# Your instructions
Copy all entries without alteration and skip the pictures they hold.

Data entries
———

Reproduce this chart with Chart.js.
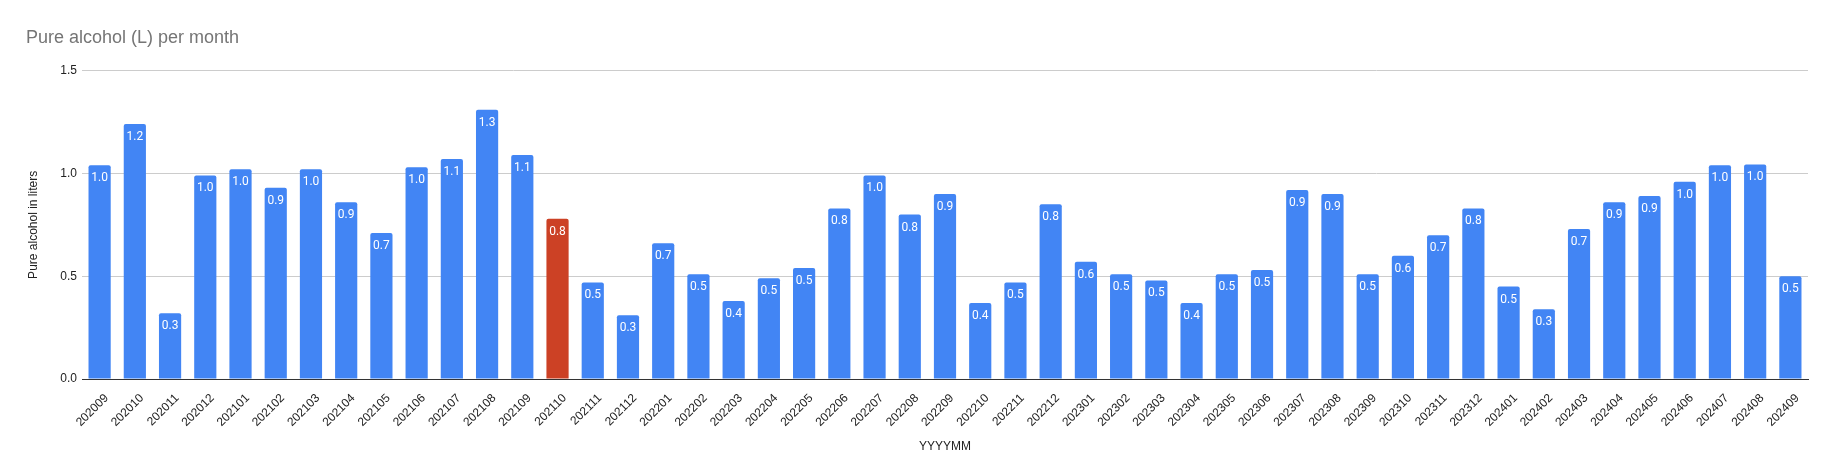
<!DOCTYPE html>
<html>
<head>
<meta charset="utf-8">
<script src="https://cdn.jsdelivr.net/npm/chart.js@4.4.1/dist/chart.umd.min.js"></script>
<style>
  html, body { margin: 0; padding: 0; background: #fff; }
  #wrap { width: 1833px; height: 474px; }
</style>
</head>
<body>
<div id="wrap"><canvas id="alcoholChart" width="1833" height="474"></canvas></div>
<script>
// Months (YYYYMM)
const months = [
    '202009', '202010', '202011', '202012', '202101', '202102', '202103', '202104',
    '202105', '202106', '202107', '202108', '202109', '202110', '202111', '202112',
    '202201', '202202', '202203', '202204', '202205', '202206', '202207', '202208',
    '202209', '202210', '202211', '202212', '202301', '202302', '202303', '202304',
    '202305', '202306', '202307', '202308', '202309', '202310', '202311', '202312',
    '202401', '202402', '202403', '202404', '202405', '202406', '202407', '202408',
    '202409'
];

// Pure alcohol in liters
const litres = [
    1.04, 1.24, 0.32, 0.99, 1.02, 0.93, 1.02, 0.86,
    0.71, 1.03, 1.07, 1.31, 1.09, 0.78, 0.47, 0.31,
    0.66, 0.51, 0.38, 0.49, 0.54, 0.83, 0.99, 0.80,
    0.90, 0.37, 0.47, 0.85, 0.57, 0.51, 0.48, 0.37,
    0.51, 0.53, 0.92, 0.90, 0.51, 0.60, 0.70, 0.83,
    0.45, 0.34, 0.73, 0.86, 0.89, 0.96, 1.04, 1.044,
    0.50
];

const yTicks = [0, 0.5, 1.0, 1.5];
const highlightMonth = '202110';

const blue = '#4285f4';
const red = '#cc4125';
const barColors = months.map(m => m === highlightMonth ? red : blue);

// white value labels inside the top of each bar
const barValueLabels = {
    id: 'barValueLabels',
    afterDatasetsDraw(chart) {
        const ctx = chart.ctx;
        const meta = chart.getDatasetMeta(0);
        ctx.save();
        ctx.fillStyle = '#ffffff';
        ctx.font = '12px Roboto, Arial, sans-serif';
        ctx.textAlign = 'center';
        ctx.textBaseline = 'middle';
        meta.data.forEach((bar, i) => {
            ctx.fillText(litres[i].toFixed(1), bar.x, bar.y + 13);
        });
        ctx.restore();
    }
};

const ctx = document.getElementById('alcoholChart').getContext('2d');
const alcoholChart = new Chart(ctx, {
    type: 'bar',
    data: {
        labels: months,
        datasets: [{
            label: 'Pure alcohol (L)',
            data: litres,
            backgroundColor: barColors,
            borderRadius: { topLeft: 2, topRight: 2 },
            borderSkipped: 'bottom',
            barPercentage: 0.63,
            categoryPercentage: 1.0
        }]
    },
    options: {
        responsive: false,
        animation: false,
        layout: {
            padding: { left: 26, right: 25, top: 0, bottom: 20 }
        },
        plugins: {
            legend: { display: false },
            tooltip: { enabled: false },
            title: {
                display: true,
                text: 'Pure alcohol (L) per month',
                align: 'start',
                color: '#757575',
                font: { family: 'Arial, "Liberation Sans", sans-serif', size: 18, weight: 'normal' },
                padding: { top: 27, bottom: 22 }
            }
        },
        scales: {
            x: {
                grid: { display: false },
                border: { display: true, color: '#333333', width: 1 },
                ticks: {
                    autoSkip: false,
                    minRotation: 45,
                    maxRotation: 45,
                    padding: 4,
                    labelOffset: 7,
                    color: '#222222',
                    font: { family: 'Arial, "Liberation Sans", sans-serif', size: 12 }
                },
                title: {
                    display: true,
                    text: 'YYYYMM',
                    color: '#222222',
                    font: { family: 'Arial, "Liberation Sans", sans-serif', size: 12 },
                    padding: { top: 6, bottom: 0 }
                }
            },
            y: {
                min: 0,
                max: 1.5,
                afterFit(scale) { scale.width = 56; },
                afterBuildTicks(scale) { scale.ticks = yTicks.map(v => ({ value: v })); },
                grid: {
                    color: c => c.tick && c.tick.value === 0 ? '#333333' : '#cccccc',
                    drawTicks: false
                },
                border: { display: false },
                ticks: {
                    padding: 5,
                    color: '#222222',
                    font: { family: 'Arial, "Liberation Sans", sans-serif', size: 12 },
                    callback: v => Number(v).toFixed(1)
                },
                title: {
                    display: true,
                    text: 'Pure alcohol in liters',
                    color: '#222222',
                    font: { family: 'Arial, "Liberation Sans", sans-serif', size: 12 },
                    padding: { top: 0, bottom: 0 }
                }
            }
        }
    },
    plugins: [barValueLabels]
});
</script>
</body>
</html>
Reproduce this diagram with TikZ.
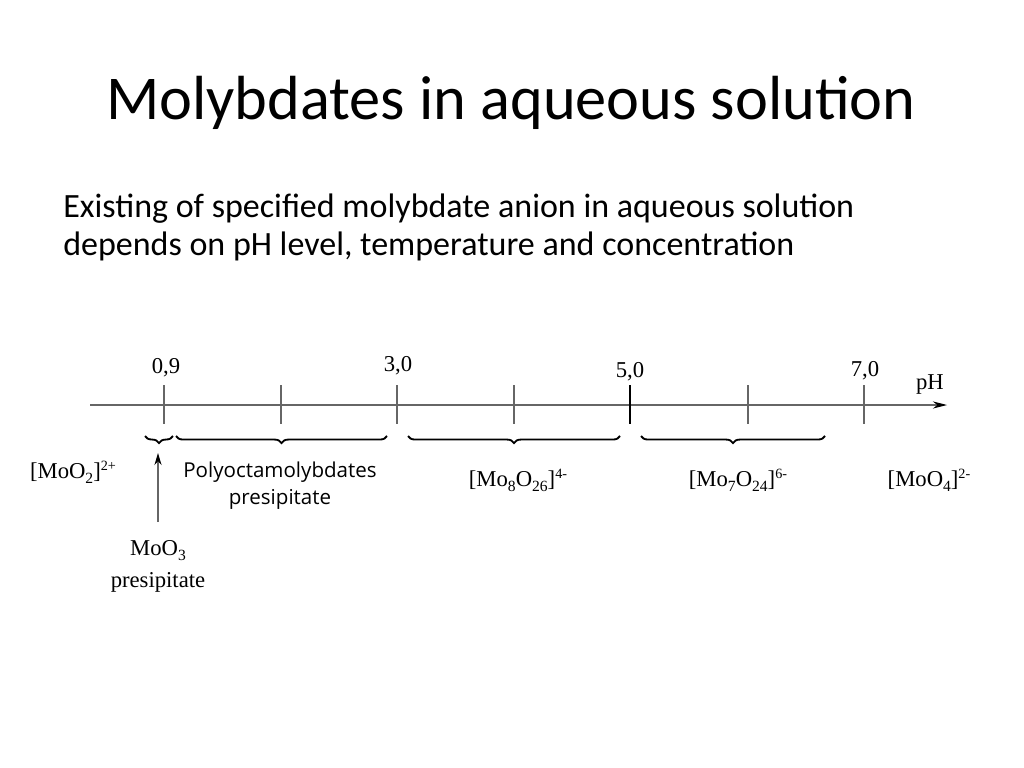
\documentclass[tikz,border=0pt]{standalone}
\usepackage{fontspec}
\setmainfont{Liberation Serif}
\newfontfamily\slidefont{Carlito}
\newfontfamily\notefont{Open Sans}
\usetikzlibrary{arrows.meta,decorations.pathreplacing}
\definecolor{axisgray}{gray}{0.4}
\newcommand{\ionsub}[1]{\raisebox{-4pt}{\fontsize{11}{12}\selectfont #1}}
\newcommand{\ionsup}[1]{\raisebox{5.5pt}{\fontsize{10}{12}\selectfont #1}}
\begin{document}
\begin{tikzpicture}[x=0.70576pt,y=-0.70576pt,
    tick/.style={axisgray, line width=0.8pt},
    ion/.style={anchor=base, inner sep=0pt, font=\fontsize{16}{19}\selectfont},
    brc/.style={decorate, decoration={brace, amplitude=5pt}, line width=1.3pt}]
  \useasboundingbox (0,0) rectangle (1024,768);

  % heading
  \node[anchor=base, inner sep=0pt] (title) at (511,120) {\slidefont\fontsize{44}{53}\selectfont Molybdates in aqueous solution};
  \node[anchor=base west, inner sep=0pt] (text1) at (63,217) {\slidefont\fontsize{24}{29}\selectfont Existing of specified molybdate anion in aqueous solution};
  \node[anchor=base west, inner sep=0pt] (text2) at (63,255) {\slidefont\fontsize{24}{29}\selectfont depends on pH level, temperature and concentration};

  % pH axis
  \draw[axisgray, line width=0.8pt, -{Stealth[black, length=10pt, width=5pt]}] (90,405) -- (947,405);
  \foreach \x in {164,281,397,514,748,864}
    \draw[tick] (\x,385) -- (\x,424);
  \draw[line width=1.4pt] (630,385) -- (630,424);

  \node[ion] (ph09) at (166,373) {0,9};
  \node[ion] (ph30) at (398,371) {3,0};
  \node[ion] (ph50) at (630,377) {5,0};
  \node[ion] (ph70) at (865,376) {7,0};
  \node[ion] (ph) at (930,389) {pH};

  % ranges
  \draw[brc] (173,436) -- (145,436);
  \draw[brc] (387,436) -- (176,436);
  \draw[brc] (620,436) -- (408,436);
  \draw[brc] (825,436) -- (641,436);

  \node[ion] (moo2) at (73,478) {[MoO\ionsub{2}]\ionsup{2+}};
  \node[anchor=north, align=center, inner sep=0pt, font=\notefont\fontsize{14.5}{19}\selectfont] (poly) at (280,462) {Polyoctamolybdates\\presipitate};
  \node[ion] (mo8) at (518,486) {[Mo\ionsub{8}O\ionsub{26}]\ionsup{4-}};
  \node[ion] (mo7) at (738,486) {[Mo\ionsub{7}O\ionsub{24}]\ionsup{6-}};
  \node[ion] (moo4) at (929,486) {[MoO\ionsub{4}]\ionsup{2-}};

  % MoO3 arrow
  \node[anchor=north, align=center, inner sep=0pt, font=\fontsize{16}{23}\selectfont] (moo3) at (158,540) {MoO\ionsub{3}\\presipitate};
  \coordinate (tipA) at (158,453);
  \draw[axisgray, line width=0.8pt, -{Stealth[black, length=8.5pt, width=5pt]}] ([yshift=12.7pt]moo3.north) -- (tipA);
\end{tikzpicture}
\end{document}
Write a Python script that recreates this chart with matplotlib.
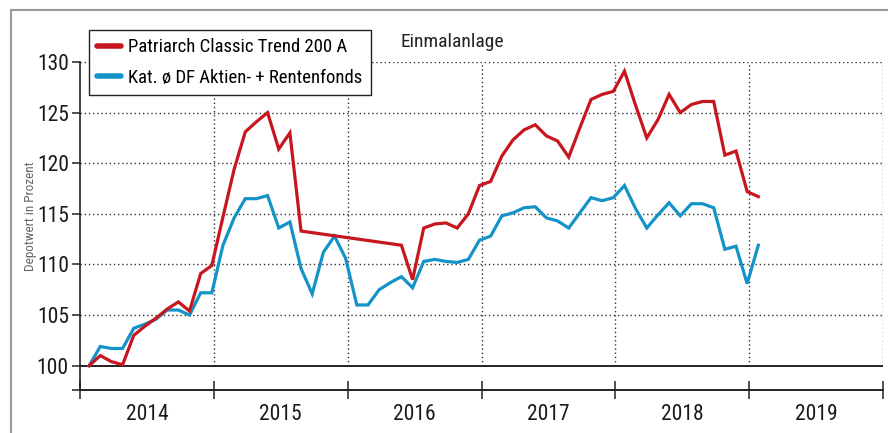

———

# Finished task
Reproduce this chart with Chart.js.
<!DOCTYPE html>
<html>
<head>
<meta charset="utf-8">
<script src="https://cdn.jsdelivr.net/npm/chart.js@4.4.1/dist/chart.umd.min.js"></script>
<style>
  html, body { margin: 0; padding: 0; background: #fff; }
  #wrap { width: 1833px; height: 474px; }
</style>
</head>
<body>
<div id="wrap"><canvas id="alcoholChart" width="1833" height="474"></canvas></div>
<script>
// Months (YYYYMM)
const months = [
    '202009', '202010', '202011', '202012', '202101', '202102', '202103', '202104',
    '202105', '202106', '202107', '202108', '202109', '202110', '202111', '202112',
    '202201', '202202', '202203', '202204', '202205', '202206', '202207', '202208',
    '202209', '202210', '202211', '202212', '202301', '202302', '202303', '202304',
    '202305', '202306', '202307', '202308', '202309', '202310', '202311', '202312',
    '202401', '202402', '202403', '202404', '202405', '202406', '202407', '202408',
    '202409'
];

// Pure alcohol in liters
const litres = [
    1.04, 1.24, 0.32, 0.99, 1.02, 0.93, 1.02, 0.86,
    0.71, 1.03, 1.07, 1.31, 1.09, 0.78, 0.47, 0.31,
    0.66, 0.51, 0.38, 0.49, 0.54, 0.83, 0.99, 0.80,
    0.90, 0.37, 0.47, 0.85, 0.57, 0.51, 0.48, 0.37,
    0.51, 0.53, 0.92, 0.90, 0.51, 0.60, 0.70, 0.83,
    0.45, 0.34, 0.73, 0.86, 0.89, 0.96, 1.04, 1.044,
    0.50
];

const yTicks = [0, 0.5, 1.0, 1.5];
const highlightMonth = '202110';

const blue = '#4285f4';
const red = '#cc4125';
const barColors = months.map(m => m === highlightMonth ? red : blue);

// white value labels inside the top of each bar
const barValueLabels = {
    id: 'barValueLabels',
    afterDatasetsDraw(chart) {
        const ctx = chart.ctx;
        const meta = chart.getDatasetMeta(0);
        ctx.save();
        ctx.fillStyle = '#ffffff';
        ctx.font = '12px Roboto, Arial, sans-serif';
        ctx.textAlign = 'center';
        ctx.textBaseline = 'middle';
        meta.data.forEach((bar, i) => {
            ctx.fillText(litres[i].toFixed(1), bar.x, bar.y + 13);
        });
        ctx.restore();
    }
};

const ctx = document.getElementById('alcoholChart').getContext('2d');
const alcoholChart = new Chart(ctx, {
    type: 'bar',
    data: {
        labels: months,
        datasets: [{
            label: 'Pure alcohol (L)',
            data: litres,
            backgroundColor: barColors,
            borderRadius: { topLeft: 2, topRight: 2 },
            borderSkipped: 'bottom',
            barPercentage: 0.63,
            categoryPercentage: 1.0
        }]
    },
    options: {
        responsive: false,
        animation: false,
        layout: {
            padding: { left: 26, right: 25, top: 0, bottom: 20 }
        },
        plugins: {
            legend: { display: false },
            tooltip: { enabled: false },
            title: {
                display: true,
                text: 'Pure alcohol (L) per month',
                align: 'start',
                color: '#757575',
                font: { family: 'Arial, "Liberation Sans", sans-serif', size: 18, weight: 'normal' },
                padding: { top: 27, bottom: 22 }
            }
        },
        scales: {
            x: {
                grid: { display: false },
                border: { display: true, color: '#333333', width: 1 },
                ticks: {
                    autoSkip: false,
                    minRotation: 45,
                    maxRotation: 45,
                    padding: 4,
                    labelOffset: 7,
                    color: '#222222',
                    font: { family: 'Arial, "Liberation Sans", sans-serif', size: 12 }
                },
                title: {
                    display: true,
                    text: 'YYYYMM',
                    color: '#222222',
                    font: { family: 'Arial, "Liberation Sans", sans-serif', size: 12 },
                    padding: { top: 6, bottom: 0 }
                }
            },
            y: {
                min: 0,
                max: 1.5,
                afterFit(scale) { scale.width = 56; },
                afterBuildTicks(scale) { scale.ticks = yTicks.map(v => ({ value: v })); },
                grid: {
                    color: c => c.tick && c.tick.value === 0 ? '#333333' : '#cccccc',
                    drawTicks: false
                },
                border: { display: false },
                ticks: {
                    padding: 5,
                    color: '#222222',
                    font: { family: 'Arial, "Liberation Sans", sans-serif', size: 12 },
                    callback: v => Number(v).toFixed(1)
                },
                title: {
                    display: true,
                    text: 'Pure alcohol in liters',
                    color: '#222222',
                    font: { family: 'Arial, "Liberation Sans", sans-serif', size: 12 },
                    padding: { top: 0, bottom: 0 }
                }
            }
        }
    },
    plugins: [barValueLabels]
});
</script>
</body>
</html>
Reproduce this diagram with TikZ.
\documentclass[tikz,border=0pt]{standalone}
\usepackage{fontspec}
\setmainfont{Liberation Serif}
\newfontfamily\slidefont{Carlito}
\newfontfamily\notefont{Open Sans}
\usetikzlibrary{arrows.meta,decorations.pathreplacing}
\definecolor{axisgray}{gray}{0.4}
\newcommand{\ionsub}[1]{\raisebox{-4pt}{\fontsize{11}{12}\selectfont #1}}
\newcommand{\ionsup}[1]{\raisebox{5.5pt}{\fontsize{10}{12}\selectfont #1}}
\begin{document}
\begin{tikzpicture}[x=0.70576pt,y=-0.70576pt,
    tick/.style={axisgray, line width=0.8pt},
    ion/.style={anchor=base, inner sep=0pt, font=\fontsize{16}{19}\selectfont},
    brc/.style={decorate, decoration={brace, amplitude=5pt}, line width=1.3pt}]
  \useasboundingbox (0,0) rectangle (1024,768);

  % heading
  \node[anchor=base, inner sep=0pt] (title) at (511,120) {\slidefont\fontsize{44}{53}\selectfont Molybdates in aqueous solution};
  \node[anchor=base west, inner sep=0pt] (text1) at (63,217) {\slidefont\fontsize{24}{29}\selectfont Existing of specified molybdate anion in aqueous solution};
  \node[anchor=base west, inner sep=0pt] (text2) at (63,255) {\slidefont\fontsize{24}{29}\selectfont depends on pH level, temperature and concentration};

  % pH axis
  \draw[axisgray, line width=0.8pt, -{Stealth[black, length=10pt, width=5pt]}] (90,405) -- (947,405);
  \foreach \x in {164,281,397,514,748,864}
    \draw[tick] (\x,385) -- (\x,424);
  \draw[line width=1.4pt] (630,385) -- (630,424);

  \node[ion] (ph09) at (166,373) {0,9};
  \node[ion] (ph30) at (398,371) {3,0};
  \node[ion] (ph50) at (630,377) {5,0};
  \node[ion] (ph70) at (865,376) {7,0};
  \node[ion] (ph) at (930,389) {pH};

  % ranges
  \draw[brc] (173,436) -- (145,436);
  \draw[brc] (387,436) -- (176,436);
  \draw[brc] (620,436) -- (408,436);
  \draw[brc] (825,436) -- (641,436);

  \node[ion] (moo2) at (73,478) {[MoO\ionsub{2}]\ionsup{2+}};
  \node[anchor=north, align=center, inner sep=0pt, font=\notefont\fontsize{14.5}{19}\selectfont] (poly) at (280,462) {Polyoctamolybdates\\presipitate};
  \node[ion] (mo8) at (518,486) {[Mo\ionsub{8}O\ionsub{26}]\ionsup{4-}};
  \node[ion] (mo7) at (738,486) {[Mo\ionsub{7}O\ionsub{24}]\ionsup{6-}};
  \node[ion] (moo4) at (929,486) {[MoO\ionsub{4}]\ionsup{2-}};

  % MoO3 arrow
  \node[anchor=north, align=center, inner sep=0pt, font=\fontsize{16}{23}\selectfont] (moo3) at (158,540) {MoO\ionsub{3}\\presipitate};
  \coordinate (tipA) at (158,453);
  \draw[axisgray, line width=0.8pt, -{Stealth[black, length=8.5pt, width=5pt]}] ([yshift=12.7pt]moo3.north) -- (tipA);
\end{tikzpicture}
\end{document}
Write a Python script that recreates this chart with matplotlib.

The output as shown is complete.